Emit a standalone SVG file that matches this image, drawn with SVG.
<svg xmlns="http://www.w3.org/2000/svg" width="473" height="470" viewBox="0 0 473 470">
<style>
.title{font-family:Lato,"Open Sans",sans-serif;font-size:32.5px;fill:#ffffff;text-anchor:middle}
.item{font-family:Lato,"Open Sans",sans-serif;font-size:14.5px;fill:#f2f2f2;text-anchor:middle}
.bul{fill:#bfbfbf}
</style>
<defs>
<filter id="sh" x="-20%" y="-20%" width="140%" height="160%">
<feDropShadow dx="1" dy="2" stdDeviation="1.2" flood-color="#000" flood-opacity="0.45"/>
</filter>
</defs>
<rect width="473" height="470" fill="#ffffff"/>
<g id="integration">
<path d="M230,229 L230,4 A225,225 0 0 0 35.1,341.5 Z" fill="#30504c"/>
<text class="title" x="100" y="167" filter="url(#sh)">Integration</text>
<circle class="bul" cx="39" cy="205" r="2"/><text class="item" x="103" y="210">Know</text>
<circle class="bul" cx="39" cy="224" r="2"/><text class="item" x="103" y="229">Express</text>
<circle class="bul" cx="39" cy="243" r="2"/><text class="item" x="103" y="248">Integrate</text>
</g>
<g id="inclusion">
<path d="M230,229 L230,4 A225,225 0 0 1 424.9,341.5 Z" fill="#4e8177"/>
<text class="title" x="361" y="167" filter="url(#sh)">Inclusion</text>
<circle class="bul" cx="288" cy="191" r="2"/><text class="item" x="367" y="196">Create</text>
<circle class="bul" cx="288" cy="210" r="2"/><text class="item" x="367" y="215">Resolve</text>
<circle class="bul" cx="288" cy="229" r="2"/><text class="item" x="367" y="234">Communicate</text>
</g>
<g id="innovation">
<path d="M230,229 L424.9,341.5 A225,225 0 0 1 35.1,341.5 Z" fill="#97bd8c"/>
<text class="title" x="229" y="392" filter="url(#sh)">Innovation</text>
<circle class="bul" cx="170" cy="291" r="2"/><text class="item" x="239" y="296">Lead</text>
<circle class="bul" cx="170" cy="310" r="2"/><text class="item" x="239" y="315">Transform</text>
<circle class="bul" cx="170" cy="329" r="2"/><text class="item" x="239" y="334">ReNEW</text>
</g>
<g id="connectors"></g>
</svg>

---

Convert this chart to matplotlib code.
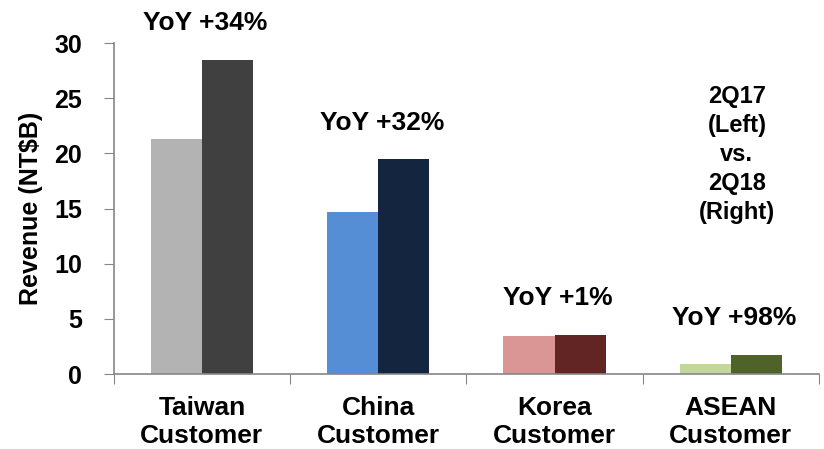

**WHAT TO PRODUCE:** Find the string "this" in the records, then copy each line where it occurs.

**EXERCISE SOLUTION:**
Emit a standalone SVG file that matches this image, drawn with SVG.
Convert this chart to matplotlib code.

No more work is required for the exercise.